The Persistence Question
One crucial question concerns durability. Clinical studies show that psychedelic therapy produces benefits lasting months or years, yet Lu's initial experiments examined only acute effects over one or two days. Follow-up research addresses this characteristic. The data reveals a temporary burst of synapse formation — formation rates return to baseline levels within a week. However, preliminary analysis suggests that synapses formed during this drug-induced window survive at higher rates than those formed through normal fluctuations. If confirmed, this enhanced stability could explain long-lasting therapeutic effects. The circuit modifications persist even after the drug's direct effects fade.
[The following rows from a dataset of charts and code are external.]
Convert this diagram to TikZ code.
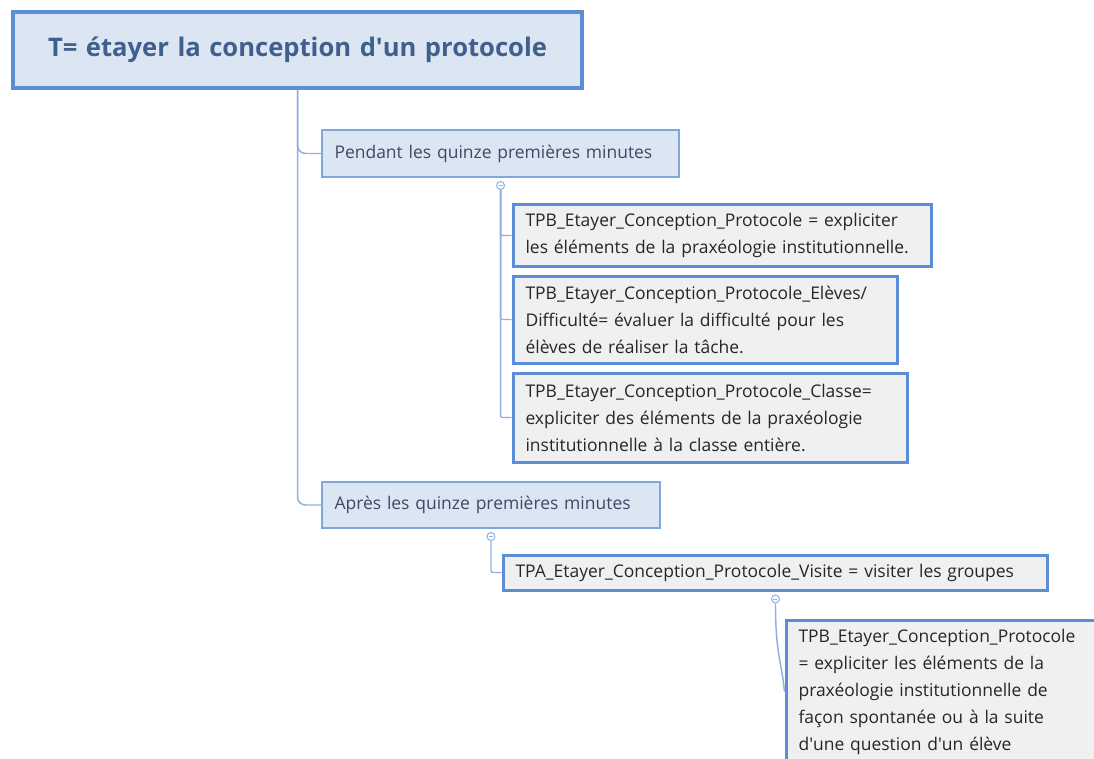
\documentclass[tikz,border=0pt]{standalone}
\usepackage{fontspec}
\setmainfont{Open Sans}
\usetikzlibrary{positioning}

\definecolor{rootfill}{HTML}{DCE6F2}
\definecolor{rootline}{HTML}{5B8ED6}
\definecolor{roottext}{HTML}{3F5F8E}
\definecolor{topicline}{HTML}{7FA6DE}
\definecolor{topictext}{HTML}{3B4A66}
\definecolor{leaffill}{HTML}{F0F0F0}
\definecolor{leaftext}{HTML}{262626}
\definecolor{connline}{HTML}{8FB0E0}

\tikzset{
  mmbox/.style={draw, rectangle, anchor=north west, inner xsep=9.4pt, inner ysep=0pt,
    align=left, font=\fontsize{13.1}{20.25}\selectfont},
  rootbox/.style={mmbox, draw=rootline, fill=rootfill, line width=3pt, align=center,
    text=roottext, font=\fontsize{19.2}{22}\selectfont\bfseries},
  topic/.style={mmbox, draw=topicline, fill=rootfill, line width=1.5pt, text=topictext},
  leaf/.style={mmbox, draw=rootline, fill=leaffill, line width=2.25pt, text=leaftext},
  knob/.style={circle, draw=connline, fill=white, line width=0.75pt, inner sep=0pt,
    minimum size=6pt},
  conn/.style={draw=connline, line width=1.1pt},
}

\begin{document}
\begin{tikzpicture}[x=0.75pt,y=-0.75pt]
    \useasboundingbox (0,0) rectangle (1094,759);
    \clip (0,0) rectangle (1094,759);

    % Main topic
    \node[rootbox, minimum width=426.75pt, minimum height=57pt, text width=408pt]
        (root) at (11,10) {T= étayer la conception d\textquotesingle un protocole};

    % Subtopics
    \node[topic, minimum height=35.25pt, text width=249pt]
        (pendant) at (321,129) {Pendant les quinze premières minutes};
    \node[topic, minimum height=34.5pt, text width=234.7pt]
        (apres) at (321,481) {Après les quinze premières minutes};

    % Leaves under "Pendant"
    \node[leaf, minimum height=45.75pt, text width=295.4pt]
        (tpbA) at (511.5,203.5) {TPB\_Etayer\_Conception\_Protocole = expliciter\\
        les éléments de la praxéologie institutionnelle.};
    \node[leaf, minimum height=65.25pt, text width=269.9pt]
        (tpbB) at (511.5,274.5) {TPB\_Etayer\_Conception\_Protocole\_Elèves/\\
        Difficulté= évaluer la difficulté pour les\\
        élèves de réaliser la tâche.};
    \node[leaf, minimum height=66.75pt, text width=276.7pt]
        (tpbC) at (511.5,371.5) {TPB\_Etayer\_Conception\_Protocole\_Classe=\\
        expliciter des éléments de la praxéologie\\
        institutionnelle à la classe entière.};

    % Leaves under "Après"
    \node[leaf, minimum height=26.25pt, text width=389.9pt]
        (visite) at (501.5,553.5) {TPA\_Etayer\_Conception\_Protocole\_Visite = visiter les groupes};
    \node[leaf, minimum height=107.25pt, text width=255.2pt]
        (spont) at (784.5,618.5) {TPB\_Etayer\_Conception\_Protocole\\
        = expliciter les éléments de la\\
        praxéologie institutionnelle de\\
        façon spontanée ou à la suite\\
        d\textquotesingle une question d\textquotesingle un élève};

    % Collapse knobs
    \node[knob, below=2.25pt of pendant] (kp) {};
    \node[knob, below=2.25pt of apres] (ka) {};
    \node[knob, below=2.25pt of visite] (kv) {};

    % Connectors
    \path[conn, rounded corners=6pt] (root.south) |- (pendant.west);
    \path[conn, rounded corners=6pt] (root.south) |- (apres.west);
    \path[conn, rounded corners=1pt] (kp.south) |- (tpbA.west);
    \path[conn, rounded corners=1pt] (kp.south) |- (tpbB.west);
    \path[conn, rounded corners=1pt] (kp.south) |- (tpbC.west);
    \path[conn, rounded corners=1pt] (ka.south) |- (visite.west);
    \path[conn] (kv.south) .. controls +(0,50) and +(-3,-30) .. (spont.west);
    \foreach \k in {kp,ka,kv}
        \draw[connline, line width=0.6pt] ([xshift=-1.5pt]\k.center) -- ([xshift=1.5pt]\k.center);
\end{tikzpicture}
\end{document}
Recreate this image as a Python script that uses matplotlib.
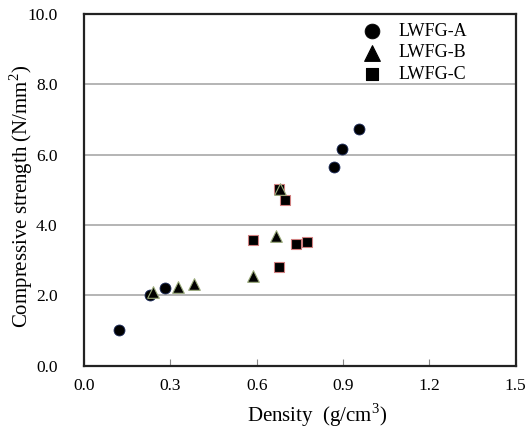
import matplotlib
matplotlib.use("Agg")
import matplotlib.pyplot as plt

plt.rcParams['font.family'] = ['Liberation Serif', 'DejaVu Serif']
plt.rcParams['mathtext.fontset'] = 'custom'
plt.rcParams['mathtext.rm'] = 'Liberation Serif'

# Density (g/cm3) and compressive strength (N/mm2) per aggregate type
a_density = [0.12, 0.23, 0.28, 0.87, 0.895, 0.957]
a_strength = [1.02, 2.01, 2.22, 5.64, 6.17, 6.73]

b_density = [0.241, 0.328, 0.383, 0.587, 0.668, 0.681]
b_strength = [2.10, 2.23, 2.32, 2.55, 3.68, 5.02]

c_density = [0.586, 0.679, 0.700, 0.735, 0.774, 0.679]
c_strength = [3.57, 5.03, 4.71, 3.46, 3.52, 2.80]

x_ticks = [0.0, 0.3, 0.6, 0.9, 1.2, 1.5]
y_ticks = [0.0, 2.0, 4.0, 6.0, 8.0, 10.0]

fig = plt.figure(figsize=(5.32, 4.28), dpi=100)
ax = fig.add_axes([84 / 532, 1 - 365.7 / 428, 431.7 / 532, 351.7 / 428])

ax.scatter(a_density, a_strength, marker='o', s=62, color='black',
           edgecolors='#1a2a5a', linewidths=0.6, zorder=3, label='LWFG-A')
ax.scatter(b_density, b_strength, marker='^', s=70, color='black',
           edgecolors='#9aaa7a', linewidths=0.8, zorder=4, label='LWFG-B')
ax.scatter(c_density, c_strength, marker='s', s=46, color='black',
           edgecolors='#d08080', linewidths=0.8, zorder=3, label='LWFG-C')

ax.set_xlim(0, 1.5)
ax.set_ylim(0, 10)
ax.set_xticks(x_ticks)
ax.set_xticklabels([f"{v:.1f}" for v in x_ticks])
ax.set_yticks(y_ticks)
ax.set_yticklabels([f"{v:.1f}" for v in y_ticks])
ax.tick_params(axis='x', direction='in', length=5, labelsize=12.5, pad=9, color='#888888')
ax.tick_params(axis='y', length=0, labelsize=12.5, pad=19)
ax.yaxis.grid(True, color='#a8a8a8', linewidth=1.2)
ax.set_axisbelow(True)
for sp in ax.spines.values():
    sp.set_linewidth(1.6)
    sp.set_color('#222222')

ax.set_xlabel('Density  (g/cm$^3$)', fontsize=15, va='baseline')
ax.xaxis.set_label_coords(0.541, -0.160)
ax.set_ylabel('Compressive strength (N/mm$^2$)', fontsize=15)
ax.yaxis.set_label_coords(-0.113, 0.4825)

leg = ax.legend(loc='upper left', bbox_to_anchor=(0.618, 0.995), frameon=False,
                fontsize=13, handletextpad=0.75, labelspacing=0.25,
                borderaxespad=0.0, markerscale=1.35, handlelength=1.5)
for h in leg.legend_handles:
    h.set_edgecolor('black')

fig.savefig('out.png', dpi=100)
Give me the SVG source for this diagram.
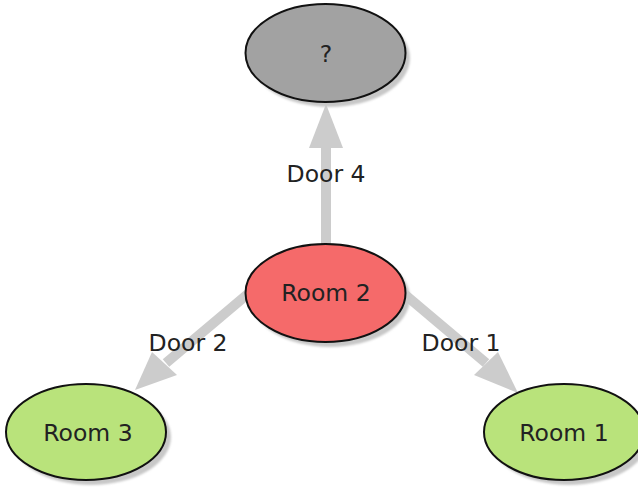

What makes these drug-induced synapses more stable remains unclear, but Lu speculates they may receive different patterns of input or possess distinct molecular properties. Understanding this mechanism could reveal why neural circuits malfunction in depression and related disorders, potentially enabling more targeted interventions.
“We're still analyzing this data, but it seems like although this formation itself is a kind of transient boost, these new synapses tend to stay longer. And we think that probably something has to do with the fact that the therapeutic effect is long-lasting, because they stay, and therefore the circuit is permanently changed that way, more persistent. And now the question is, we know they're mostly expressed in these layer five neurons. So, what if they get rid of them from there? What would happen?”
The research carries important implications for developing next-generation treatments. If therapeutic benefits arise from lasting circuit modifications rather than acute drug effects, optimizing synapse stability may matter more than maximizing initial formation rates. The separability of hallucinogenic and neuroplastic effects suggests that compounds could be engineered to favor one over the other.
Lu's research trajectory aims toward understanding not just what psychedelics do but how they do it at cellular and molecular levels. Which genes activate in newly formed spines? What patterns of neural activity predict whether synapses will stabilize or disappear? Perhaps most importantly, this work exemplifies how studying the mechanisms of psychoactive compounds can reveal core principles of brain function. The circuits that chronic stress dismantles, and psychedelics repair participate in the essential human experiences of mood, memory, and perception. Understanding their dynamics brings us closer to treating their dysfunction and, ultimately, to comprehending how our brains construct the reality we inhabit.